Chapel Hill, North Carolina: One of the Best College Towns for Retirement
Among the first things my wife and I noticed after moving to Chapel Hill last year were all the attractive older people. I say this with humility as a guy on the far side of 50 who’s earnestly taking notes. Sure, plenty of these 60- and 70-year-olds were fit and well dressed, but what struck us most as we explored our new town’s coffee shops, restaurants, and farmers’ market was how happy—and engaged—they seemed. Now that we’ve settled into our community, I can understand the connection between a great Southern college town and the ability to age gracefully.
These days, many retirees are looking for what Chapel Hill and its more bohemian next-door neighbor, Carrboro, have to offer—walkability, great eating and drinking establishments, educational opportunities, art galleries, museums, and performing arts venues, plus easy-to-access outdoor recreation.

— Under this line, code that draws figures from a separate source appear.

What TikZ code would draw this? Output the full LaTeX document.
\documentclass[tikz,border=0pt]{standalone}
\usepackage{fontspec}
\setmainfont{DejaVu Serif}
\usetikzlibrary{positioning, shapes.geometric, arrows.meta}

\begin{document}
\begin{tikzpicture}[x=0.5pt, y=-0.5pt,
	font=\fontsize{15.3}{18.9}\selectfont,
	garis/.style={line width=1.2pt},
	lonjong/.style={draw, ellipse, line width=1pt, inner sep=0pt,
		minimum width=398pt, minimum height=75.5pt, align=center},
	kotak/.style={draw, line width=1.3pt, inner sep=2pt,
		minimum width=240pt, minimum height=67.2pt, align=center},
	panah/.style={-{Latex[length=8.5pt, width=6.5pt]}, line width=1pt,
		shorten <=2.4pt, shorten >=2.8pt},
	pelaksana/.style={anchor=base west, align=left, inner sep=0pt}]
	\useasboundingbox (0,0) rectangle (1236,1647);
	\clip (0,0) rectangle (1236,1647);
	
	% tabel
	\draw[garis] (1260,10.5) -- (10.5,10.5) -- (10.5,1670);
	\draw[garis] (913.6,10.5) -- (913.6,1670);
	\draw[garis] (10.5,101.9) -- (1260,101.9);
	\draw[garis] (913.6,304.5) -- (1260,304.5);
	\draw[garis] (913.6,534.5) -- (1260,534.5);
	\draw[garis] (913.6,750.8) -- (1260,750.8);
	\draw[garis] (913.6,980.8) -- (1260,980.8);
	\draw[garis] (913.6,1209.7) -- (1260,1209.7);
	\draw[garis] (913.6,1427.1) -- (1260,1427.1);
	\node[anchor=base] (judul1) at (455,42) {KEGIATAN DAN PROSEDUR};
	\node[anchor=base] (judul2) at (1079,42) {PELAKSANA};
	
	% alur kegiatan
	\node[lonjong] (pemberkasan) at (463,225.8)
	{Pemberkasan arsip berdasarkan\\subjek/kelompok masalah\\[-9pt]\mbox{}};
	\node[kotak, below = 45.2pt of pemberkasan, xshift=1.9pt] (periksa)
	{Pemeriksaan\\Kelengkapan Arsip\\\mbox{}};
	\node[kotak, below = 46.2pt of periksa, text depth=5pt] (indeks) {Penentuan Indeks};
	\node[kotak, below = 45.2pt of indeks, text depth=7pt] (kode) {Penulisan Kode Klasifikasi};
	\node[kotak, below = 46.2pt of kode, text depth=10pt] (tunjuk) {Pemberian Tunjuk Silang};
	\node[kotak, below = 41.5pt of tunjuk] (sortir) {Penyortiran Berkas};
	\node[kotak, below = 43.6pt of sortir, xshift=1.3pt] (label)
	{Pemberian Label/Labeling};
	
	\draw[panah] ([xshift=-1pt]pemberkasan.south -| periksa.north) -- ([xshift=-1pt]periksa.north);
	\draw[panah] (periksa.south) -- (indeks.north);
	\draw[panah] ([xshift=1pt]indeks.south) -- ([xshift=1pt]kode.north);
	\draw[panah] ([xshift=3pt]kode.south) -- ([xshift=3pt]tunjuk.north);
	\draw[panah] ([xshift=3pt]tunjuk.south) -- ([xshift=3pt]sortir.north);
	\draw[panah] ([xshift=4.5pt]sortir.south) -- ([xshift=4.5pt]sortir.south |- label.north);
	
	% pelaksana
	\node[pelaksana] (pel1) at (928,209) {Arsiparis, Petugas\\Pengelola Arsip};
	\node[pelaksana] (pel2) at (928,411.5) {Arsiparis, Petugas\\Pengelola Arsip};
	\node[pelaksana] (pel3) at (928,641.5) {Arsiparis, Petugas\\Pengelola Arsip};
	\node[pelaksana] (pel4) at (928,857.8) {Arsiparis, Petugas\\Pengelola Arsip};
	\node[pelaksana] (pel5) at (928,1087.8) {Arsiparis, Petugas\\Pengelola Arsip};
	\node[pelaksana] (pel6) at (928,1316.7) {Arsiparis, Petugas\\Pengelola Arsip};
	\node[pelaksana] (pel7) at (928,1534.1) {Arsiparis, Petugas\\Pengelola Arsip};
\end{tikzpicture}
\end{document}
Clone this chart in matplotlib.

The sense of place is palpable. From the grand homes fronting East Franklin Street in Chapel Hill to Carrboro’s rehabilitated mill-worker cottages a few miles west, this place feels rooted in history. And it is: Chartered in 1789, The University of North Carolina at Chapel Hill was America’s first public university to begin teaching classes.
Chapel Hill has long been referred to as the “Southern Part of Heaven,” which may account for the real estate prices. With a median home listing price of $465,000 (realtor.com), they are the highest among the towns and cities mentioned here. But you get what you pay for, including a stunning public library, proximity to a top-ranked university medical center, and a fare-free bus system with 31 routes that weave together Chapel Hill, Carrboro, and the university at the center of it all. The population of 64,051 makes it big enough but not too large.
According to the U.S. Census Bureau, a decade from now, one in five Americans will be 65 or older. My wife and I aren’t far behind that cohort. We ended up in Chapel Hill because she took a job at the university, not because we were thinking of it as a place to retire—a prospect we tend to dodge. But knowing we’ve landed in a good spot to grow older makes facing that reality much easier.